Mahkemece, taşınmazın orman olmadığı gerekçesiyle davanın reddine, Hazine aleyhine açılan davanın husumetten reddine karar verilmiş, hüküm, davacı Orman Yönetimi tarafından kesin hüküm bulunduğu ve Hazine yönünden husumetten red kararı verilmesinin doğru olmadığı iddiasıyla temyiz edilmiştir.
Dava, mera komisyon kararının iptali ve orman olarak tescil istemine ilişkindir.
Çekişmeli taşınmazın bulunduğu yerde 1939 yılında 3116 sayılı Kanuna göre yapılan orman kadastrosu ile 1978 yılında yapılıp kesinleşen aplikasyon ve 2/B uygulaması, 1953 yılında yapılan genel arazi kadastrosu bulunmaktadır.
Mahkemece, yapılan araştırma ve inceleme hüküm vermeye yeterli değildir.

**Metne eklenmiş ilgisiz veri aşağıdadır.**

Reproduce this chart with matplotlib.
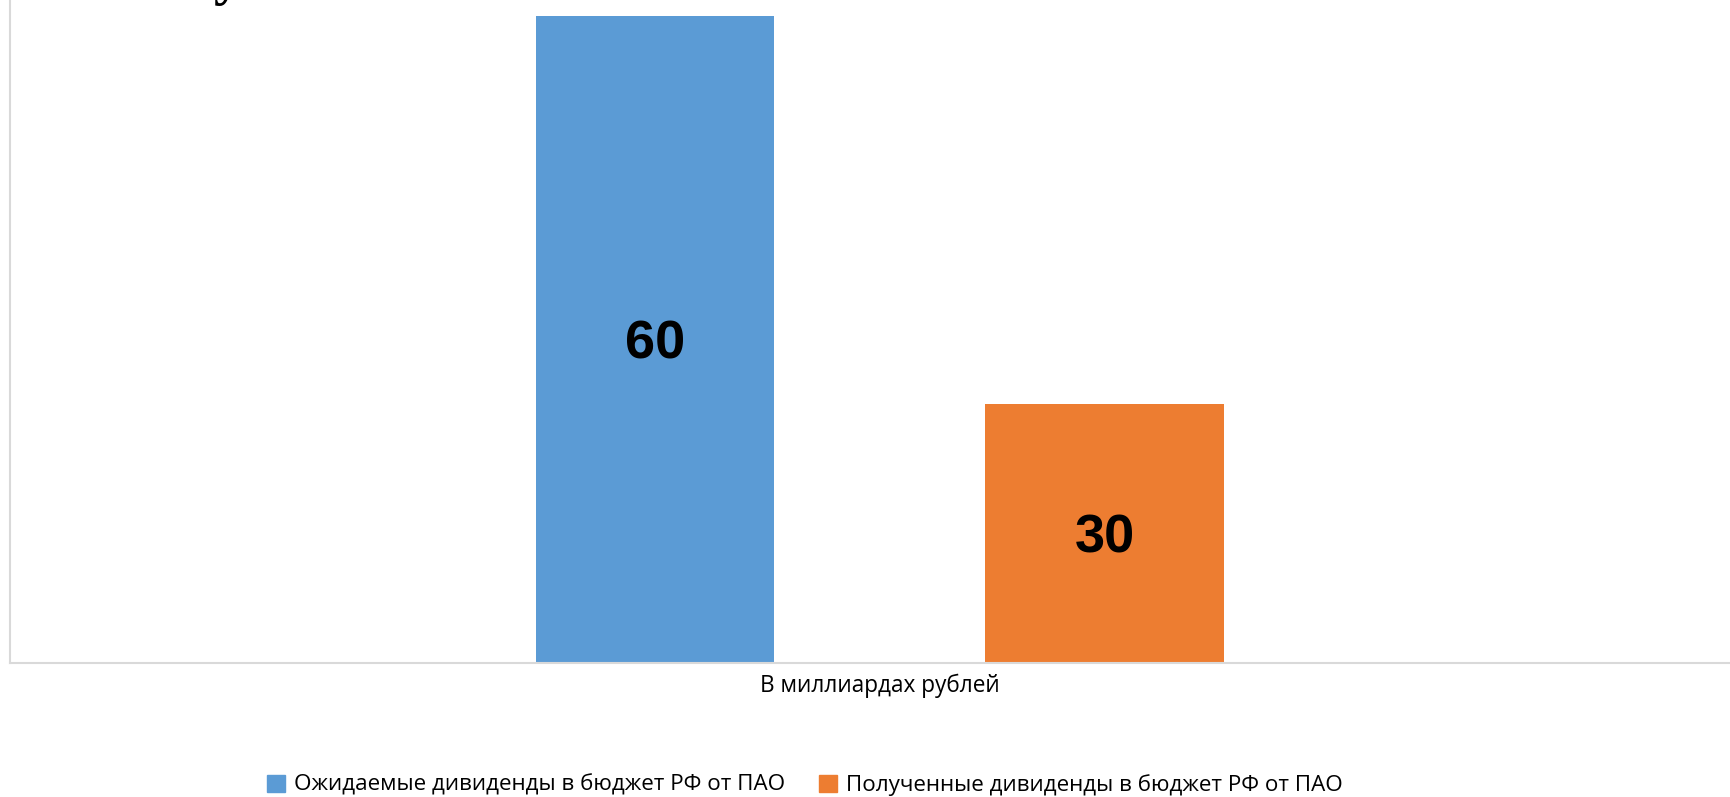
import matplotlib.pyplot as plt
from matplotlib.patches import Patch

# data
series = ['Ожидаемые дивиденды в бюджет РФ от ПАО',
          'Полученные дивиденды в бюджет РФ от ПАО']
values = [60, 30]
colors = ['#5B9BD5', '#ED7D31']
category = 'В миллиардах рублей'

fig = plt.figure(figsize=(17.31, 7.97), dpi=100)
ax = fig.add_axes([10 / 1731, 1 - 663 / 797, 1.0, 663 / 797])

ymin, ymax = 10, 61.2
xpos = [0, 1]
ax.bar(xpos, values, width=0.53, color=colors, zorder=2)
for x, v in zip(xpos, values):
    ax.text(x, (ymin + v) / 2 - 0.4, str(v), ha='center', va='center',
            fontsize=39, fontweight='bold', family='Liberation Sans')

ax.set_ylim(ymin, ymax)
ax.set_xlim(-1.435, 2.394 + (2.394 + 1.435) * (10 / 1731))
ax.set_yticks([])
ax.set_xticks([])
for s in ['top', 'right']:
    ax.spines[s].set_visible(False)
for s in ['left', 'bottom']:
    ax.spines[s].set_color('#d9d9d9')
    ax.spines[s].set_linewidth(1.5)

fig.text(880 / 1731, 1 - 686 / 797, category, ha='center', va='center',
         fontsize=16.3, family=['Liberation Sans Narrow', 'Open Sans'])

# cut-off title glyph at the top
fig.text(214 / 1731, 1 + 6 / 797, 'у', ha='left', va='baseline',
         fontsize=40, fontweight='bold', family='Liberation Serif')

handles = [Patch(color=c) for c in colors]
fig.legend(handles, series, loc='center', bbox_to_anchor=(805 / 1731, 1 - 785 / 797),
           ncol=2, frameon=False, handlelength=0.8, handleheight=0.8,
           handletextpad=0.4, columnspacing=1.5,
           prop={'family': ['Liberation Sans Narrow', 'Open Sans'], 'size': 16.1})

fig.savefig('out.png', dpi=100)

Şöyle ki, Köyceğiz Tapulama Mahkemesinin 1954/3578 - 201 sayılı dosyasında, davacı Orman Yönetimi ile Hamit Çiftliği Sahipleri ve davalı Hazine arasında görülen kadastro tespitine itiraz niteliğindeki davanın yargılaması sonunda mahkemece, davacı gerçek kişilerin tutunduğu Mayıs 1939 tarih 24 numaralı tapu kaydı uysa bile, 409 sayılı parselin 1939 yılında kesinleşen orman sınırı içinde kaldığı belirlenerek taşınmazın orman niteliği ile Hazine adına tesciline karar verildiği anlaşılmaktadır. Mahkemece, eldeki davada taraf olan Hazine ve Orman Yönetimi bakımından kesin hüküm bulunduğu gözönüne alınmadan ve kesinleşen mahkeme kararına ait kroki usûlünce uygulanmadan karar verildiği gibi, hükme esas alınan uzman bilirkişi raporunun metin kısmında, çekişmeli 409 sayılı parselin (A) harfi ile işaretli 17 3 m2 bölümünün 2/B madde kapsamında kaldığı, (B ve C) harfleri ile işaretli, sırasıyla 41050 m2 ve 5515 m2 bölümlerinin tahdit haritası kapsamında kaldığı, sonuç kısmında ise tahdit dışı ve orman sayılmayan yerlerden olduğu belirtilmek suretiyle çelişki yaratılmış, orijinal orman kadastro haritası ile uzman bilirkişi raporuna ekli krokideki boyama birbirine benzemediği halde, mahkemece, bu konular üzerinde durulmadan taşınmazın orman olmadığı kabul edilerek hüküm kurulmuştur.
O halde; mahkemece, öncelikle Tapulama Mahkemesinin 1954/3578 sayılı dosyası ve eki olan kroki, yörede 1939 ve 1978 yıllarında yapılan orman kadastro çalışmalarına ait harita ve tutanaklar getirtilip, bir fen elemanı ile uzman orman mühendisi aracılığıyla yeniden yapılacak keşifte yöntemince uygulanmalı, taşınmazın her bir krokiye göre olan konumu belirlenmeli, tescile tabi olmayan meraların 3402 sayılı Kanunun 16. maddesi gereğince Devletin hüküm ve tasarrufu altındaki yerlerden olduğu, mera olarak sınırlaması ve özel siciline kaydı yapılan taşınmazın mera kaydının iptali ve orman niteliğiyle Hazine adına tapuya tescili istemiyle açılan davalarda, meranın mülkiyet hakkı sahibi olan Hazinenin davalı sıfatının bulunduğu ve aleyhine açılan davanın husumetten reddine karar verilemeyeceği gözönünde bulundurulmalı, böylece elde edilecek sonuca göre karar verilmelidir.
SONUÇ: Yukarıda açıklanan nedenlerle; davacı Orman Yönetiminin temyiz itirazlarının kabulü ile usûl ve kanuna uygun olmayan hükmün BOZULMASINA, temyiz harcının istek halinde iadesine 25.03.2014 günü oy birliğiyle karar verildi.